I have yet to try wireless, although, I am anxious to give it a go.  I have two locations.  First is my primary residence but its not setup with WiFi 6 yet.  Currently I have two routers there, one is a Synology RT-1900ac and the other is a Synology RT-2600ac.  I likely would have upgraded to an 802.11ax router but I just haven’t found one that I like yet.

The second locations is a recreational property my Wife and I recently purchased (Lake house).  Unfortunately it wasn’t setup with Ethernet so I have to do it myself.  So I crawled into the attic and got a few cable runs down allowing for a basic network.  I’m setting up a small rack in the garage.  This location uses “Optimum“ as a provider which I’m not crazy about but for now we’re using their modem (combo modem / router / switch / WiFi access point) which supports WiFi 6.

So the basics are there.  Until recently I only had the old Oculus Quest v1 and figured that probably wouldn’t yield a very good wireless experience.  Now that I have the Quest 2 that would probably be the best option for Wireless.  So this weekend would be the best time for me to try WiFi 6 wireless.


----------



## Mindweaver (Nov 1, 2021)

Octavean said:


> I have yet to try wireless, although, I am anxious to give it a go.  I have two locations.  First is my primary residence but its not setup with WiFi 6 yet.  Currently I have two routers there, one is a Synology RT-1900ac and the other is a Synology RT-2600ac.  I likely would have upgraded to an 802.11ax router but I just haven’t found one that I like yet.
> 
> The second locations is a recreational property my Wife and I recently purchased (Lake house).  Unfortunately it wasn’t setup with Ethernet so I have to do it myself.  So I crawled into the attic and got a few cable runs down allowing for a basic network.  I’m setting up a small rack in the garage.  This location uses “Optimum“ as a provider which I’m not crazy about but for now we’re using their modem (combo modem / router / switch / WiFi access point) which supports WiFi 6.
> 
> So the basics are there.  Until recently I only had the old Oculus Quest v1 and figured that probably wouldn’t yield a very good wireless experience.  Now that I have the Quest 2 that would probably be the best option for Wireless.  So this weekend would be the best time for me to try WiFi 6 wireless.
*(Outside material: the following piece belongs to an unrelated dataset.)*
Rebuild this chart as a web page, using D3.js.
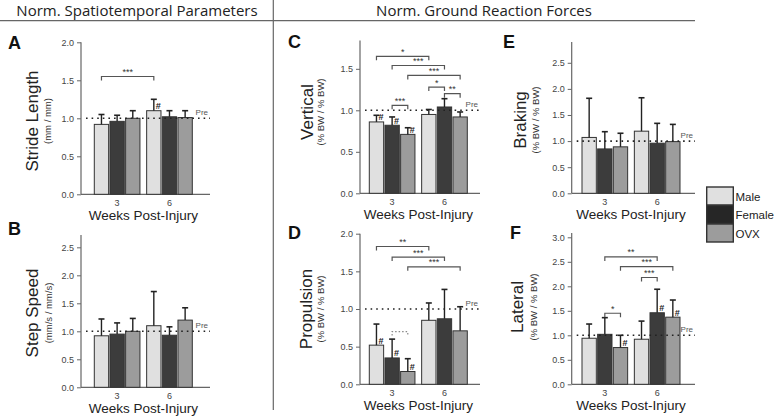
<!DOCTYPE html>
<html><head><meta charset="utf-8">
<script src="https://cdn.jsdelivr.net/npm/d3@7"></script>
<style>body{margin:0;background:#fff}svg{display:block}</style>
</head><body>
<svg id="chart" width="775" height="418"></svg>
<script>
// ---------- data ----------
const weeks = ["3", "6"];
const groupsNames = ["Male", "Female", "OVX"];
// order: Male3, Female3, OVX3, Male6, Female6, OVX6
const strideMean = [0.92, 0.96, 1.00, 1.10, 1.02, 1.01];
const strideSD   = [0.13, 0.08, 0.10, 0.15, 0.08, 0.09];
const strideHash = [0, 0, 0, 1, 0, 0];
const strideSig  = [{a:0, b:3, y:1.55, t:"***"}];

const speedMean = [0.92, 0.95, 1.00, 1.10, 0.93, 1.20];
const speedSD   = [0.30, 0.20, 0.23, 0.61, 0.15, 0.22];
const speedHash = [0, 0, 0, 0, 0, 0];
const speedSig  = [];

const vertMean = [0.86, 0.82, 0.71, 0.95, 1.04, 0.92];
const vertSD   = [0.08, 0.10, 0.08, 0.06, 0.10, 0.06];
const vertHash = [1, 1, 1, 0, 0, 0];
const vertSig  = [
  {a:0, b:3, y:1.65, t:"*"}, {a:1, b:4, y:1.54, t:"***"}, {a:2, b:5, y:1.42, t:"***"},
  {a:3, b:4, y:1.28, t:"*"}, {a:4, b:5, y:1.20, t:"**"}, {a:1, b:2, y:1.06, t:"***"}];

const propMean = [0.52, 0.35, 0.17, 0.85, 0.87, 0.71];
const propSD   = [0.28, 0.25, 0.17, 0.23, 0.39, 0.32];
const propHash = [1, 1, 1, 0, 0, 0];
const propSig  = [
  {a:0, b:3, y:1.83, t:"**"}, {a:1, b:4, y:1.69, t:"***"}, {a:2, b:5, y:1.56, t:"***"},
  {a:1, b:2, y:0.70, t:"", dotted:true}];

const brakeMean = [1.07, 0.85, 0.89, 1.19, 0.96, 0.99];
const brakeSD   = [0.75, 0.33, 0.26, 0.64, 0.38, 0.33];
const brakeHash = [0, 0, 0, 0, 0, 0];
const brakeSig  = [];

const latMean = [0.94, 1.02, 0.75, 0.92, 1.46, 1.37];
const latSD   = [0.29, 0.34, 0.25, 0.37, 0.48, 0.35];
const latHash = [0, 0, 1, 0, 1, 1];
const latSig  = [
  {a:1, b:4, y:2.60, t:"**"}, {a:2, b:5, y:2.40, t:"***"}, {a:3, b:4, y:2.18, t:"***"},
  {a:1, b:2, y:1.45, t:"*"}];

const ticksA = [0, 0.5, 1.0, 1.5, 2.0];
const ticksB = [0, 0.5, 1.0, 1.5, 2.0, 2.5];
const ticksC = [0, 0.5, 1.0, 1.5];
const ticksD = [0, 0.5, 1.0, 1.5, 2.0];
const ticksE = [0, 0.5, 1.0, 1.5, 2.0, 2.5];
const ticksF = [0, 0.5, 1.0, 1.5, 2.0, 2.5, 3.0];

const headers = ["Norm. Spatiotemporal Parameters", "Norm. Ground Reaction Forces"];
const xTitle = "Weeks Post-Injury";
const refLabel = "Pre";

// ---------- style / layout ----------
const fills = {Male:"#e0e0e0", Female:"#3c3c3c", OVX:"#9c9c9c"};
const legendFills = {Male:"#e0e0e0", Female:"#262626", OVX:"#9c9c9c"};
const FONT = "'Liberation Sans', Arial, sans-serif";

const panels = [
  {L:"A", title:"Stride Length", unit:"(mm  /  mm)", mean:strideMean, sd:strideSD, hash:strideHash, sig:strideSig, ticks:ticksA,
   yMax:2.0, bottom:194.3, top:42.3, ax:81, axEnd:210, barX:94.3, tX:38, uX:51, tY:121, lx:8, ly:49},
  {L:"B", title:"Step Speed", unit:"(mm/s  /  mm/s)", mean:speedMean, sd:speedSD, hash:speedHash, sig:speedSig, ticks:ticksB,
   yMax:2.72, bottom:387.3, top:235, ax:81, axEnd:210, barX:94.3, tX:38, uX:52, tY:313, lx:8, ly:235},
  {L:"C", title:"Vertical", unit:"(% BW  /  % BW)", mean:vertMean, sd:vertSD, hash:vertHash, sig:vertSig, ticks:ticksC,
   yMax:1.84, bottom:193.3, top:40.6, ax:360, axEnd:480, barX:369.3, tX:313, uX:324, tY:112, lx:288, ly:48},
  {L:"D", title:"Propulsion", unit:"(% BW  /  % BW)", mean:propMean, sd:propSD, hash:propHash, sig:propSig, ticks:ticksD,
   yMax:2.0, bottom:384.3, top:233.7, ax:360, axEnd:480, barX:369.3, tX:312, uX:324, tY:309, lx:288, ly:239},
  {L:"E", title:"Braking", unit:"(% BW  /  % BW)", mean:brakeMean, sd:brakeSD, hash:brakeHash, sig:brakeSig, ticks:ticksE,
   yMax:2.9, bottom:193.3, top:41.9, ax:571.7, axEnd:695, barX:582, tX:526, uX:539, tY:120, lx:503, ly:48},
  {L:"F", title:"Lateral", unit:"(% BW  /  % BW)", mean:latMean, sd:latSD, hash:latHash, sig:latSig, ticks:ticksF,
   yMax:3.09, bottom:384.3, top:232.9, ax:571.7, axEnd:695, barX:582, tX:523, uX:537, tY:307, lx:510, ly:239}
];

const svg = d3.select("#chart");

// headers and frame lines
svg.append("line").attr("x1", 0).attr("x2", 695).attr("y1", 20.7).attr("y2", 20.7)
  .attr("stroke", "#666").attr("stroke-width", 1.2);
svg.append("line").attr("x1", 273.3).attr("x2", 273.3).attr("y1", 0).attr("y2", 410)
  .attr("stroke", "#666").attr("stroke-width", 1.2);
svg.append("text").attr("x", 137).attr("y", 15.5).attr("text-anchor", "middle")
  .style("font-family", "'Open Sans', sans-serif").style("font-size", "15px").attr("fill", "#222").text(headers[0]);
svg.append("text").attr("x", 484).attr("y", 15.5).attr("text-anchor", "middle")
  .style("font-family", "'Open Sans', sans-serif").style("font-size", "15px").attr("fill", "#222").text(headers[1]);

panels.forEach(p => {
  const g = svg.append("g");
  const y = d3.scaleLinear().domain([0, p.yMax]).range([p.bottom, p.top]);
  const x0 = d3.scaleBand().domain(weeks).range([p.barX, p.barX + 98]).paddingInner(0.128).paddingOuter(0);
  const x1 = d3.scaleBand().domain(groupsNames).range([0, x0.bandwidth()]).paddingInner(0.085).paddingOuter(0);
  const rows = p.mean.map((m, i) => ({w: weeks[Math.floor(i / 3)], s: groupsNames[i % 3], m, sd: p.sd[i], h: p.hash[i]}));
  const cx = i => x0(rows[i].w) + x1(rows[i].s) + x1.bandwidth() / 2;

  // y axis
  const yAxis = d3.axisLeft(y).tickValues(p.ticks).tickFormat(d3.format(".1f")).tickSize(4).tickPadding(3);
  const ya = g.append("g").attr("transform", `translate(${p.ax},0)`).call(yAxis);
  ya.select(".domain").remove();
  ya.selectAll(".tick line").attr("stroke", "#666");
  ya.selectAll(".tick text").attr("fill", "#444").style("font-family", FONT).style("font-size", "9px");
  g.append("line").attr("x1", p.ax).attr("x2", p.ax).attr("y1", y(p.yMax)).attr("y2", p.bottom)
    .attr("stroke", "#666").attr("stroke-width", 1.2);

  // x axis
  const xAxis = d3.axisBottom(x0).tickSize(0).tickPadding(5);
  const xa = g.append("g").attr("transform", `translate(0,${p.bottom})`).call(xAxis);
  xa.select(".domain").remove();
  xa.selectAll(".tick text").attr("fill", "#444").style("font-family", FONT).style("font-size", "9px");
  g.append("line").attr("x1", p.ax).attr("x2", p.axEnd).attr("y1", p.bottom).attr("y2", p.bottom)
    .attr("stroke", "#666").attr("stroke-width", 1.2);
  g.append("text").attr("x", p.barX + 49).attr("y", p.bottom + 25.5).attr("text-anchor", "middle")
    .style("font-family", FONT).style("font-size", "13.5px").attr("fill", "#222").text(xTitle);

  // bars
  g.selectAll("rect.bar").data(rows).join("rect").attr("class", "bar")
    .attr("x", d => x0(d.w) + x1(d.s)).attr("width", x1.bandwidth())
    .attr("y", d => y(d.m)).attr("height", d => p.bottom - y(d.m))
    .attr("fill", d => fills[d.s]).attr("stroke", "#333").attr("stroke-width", 1);

  rows.forEach((d, i) => {
    const c = cx(i);
    g.append("line").attr("x1", c).attr("x2", c).attr("y1", y(d.m)).attr("y2", y(d.m + d.sd))
      .attr("stroke", "#222").attr("stroke-width", 1.4);
    g.append("line").attr("x1", c - 3).attr("x2", c + 3).attr("y1", y(d.m + d.sd)).attr("y2", y(d.m + d.sd))
      .attr("stroke", "#222").attr("stroke-width", 1.6);
    if (d.h) {
      g.append("text").attr("x", c + 2).attr("y", y(d.m) - 1.5)
        .style("font-family", FONT).style("font-size", "9px").style("font-weight", "bold").attr("fill", "#222").text("#");
    }
  });

  // reference line
  g.append("line").attr("x1", p.ax + 5).attr("x2", p.axEnd).attr("y1", y(1)).attr("y2", y(1))
    .attr("stroke", "#222").attr("stroke-width", 1.6).attr("stroke-dasharray", "1.6,4");
  g.append("text").attr("x", p.axEnd - 2).attr("y", y(1) - 3.5).attr("text-anchor", "end")
    .style("font-family", FONT).style("font-size", "8px").attr("fill", "#555").text(refLabel);

  // significance brackets
  p.sig.forEach(s => {
    const xa_ = cx(s.a), xb = cx(s.b), yy = y(s.y);
    g.append("path").attr("d", `M${xa_},${yy + 4}V${yy}H${xb}V${yy + 4}`)
      .attr("fill", "none").attr("stroke", s.dotted ? "#888" : "#555").attr("stroke-width", 1.2)
      .attr("stroke-dasharray", s.dotted ? "1.5,2" : null);
    if (s.t) g.append("text").attr("x", (xa_ + xb) / 2).attr("y", yy - 1.5).attr("text-anchor", "middle")
      .style("font-family", FONT).style("font-size", "9px").attr("fill", "#333").text(s.t);
  });

  // titles
  g.append("text").attr("transform", `translate(${p.tX},${p.tY}) rotate(-90)`).attr("text-anchor", "middle")
    .style("font-family", FONT).style("font-size", "17px").attr("fill", "#222").text(p.title);
  g.append("text").attr("transform", `translate(${p.uX},${p.tY}) rotate(-90)`).attr("text-anchor", "middle")
    .style("font-family", FONT).style("font-size", "9.5px").attr("fill", "#333").text(p.unit);
  g.append("text").attr("x", p.lx).attr("y", p.ly)
    .style("font-family", FONT).style("font-size", "18px").style("font-weight", "bold").attr("fill", "#111").text(p.L);
});

// legend
const legY = [187, 205.5, 224];
groupsNames.forEach((n, i) => {
  svg.append("rect").attr("x", 706.7).attr("y", legY[i]).attr("width", 26.6).attr("height", 18)
    .attr("fill", legendFills[n]).attr("stroke", "#333").attr("stroke-width", 1.4);
  svg.append("text").attr("x", 735.5).attr("y", legY[i] + 13.5)
    .style("font-family", FONT).style("font-size", "11.5px").attr("fill", "#222").text(n);
});
</script>
</body></html>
You'll love wireless. The freedom is amazing. You really don't need a wifi 6 router to enjoy it. It works fine on ac1200 and above from what I have seen. My old Orbi ac2200 would have worked fine if I could have connected my pc into the sat directly. You might want to look into getting a solid wifi 6 tri-band Mesh system. I have a two friends that are using Google's mess system and it work great as well and cheaper. I just wanted to future proof with Wifi 6. It was on sale at best buy with $100 off @299. So far it works great and I like the phone app.

*EDIT: Both your 1900ac and 2600ac should work fine. Just make sure your gaming pc is wire connected and it's in the same room that you are going to play wirelessly.*


----------



## Octavean (Nov 2, 2021)

Indeed,...

Both systems are connected physically.  10GbE SFP+ for the AMD 3950X and 2.5GbE for the older Intel i7 5820K.  I’ll eventually upgrade the 2.5GbE to 10GbE but I’m still rolling out the network.

Proximity shouldn’t be an issue though. In both cases there is ample room close to the access point.


----------



## xkm1948 (Nov 17, 2021)

On PC side I have Intel AX200 wireless talking to ASUS AX11000 WiFI6 router. Quest 2 is connected to AX11000 as well. Both running WiFI6 mode. PC is on channel 64 and Quest 2 on channel 100. Things work pretty well through Virtual Desktop. I use Airlink from time to time but it is not as good as Virtual Desktop


----------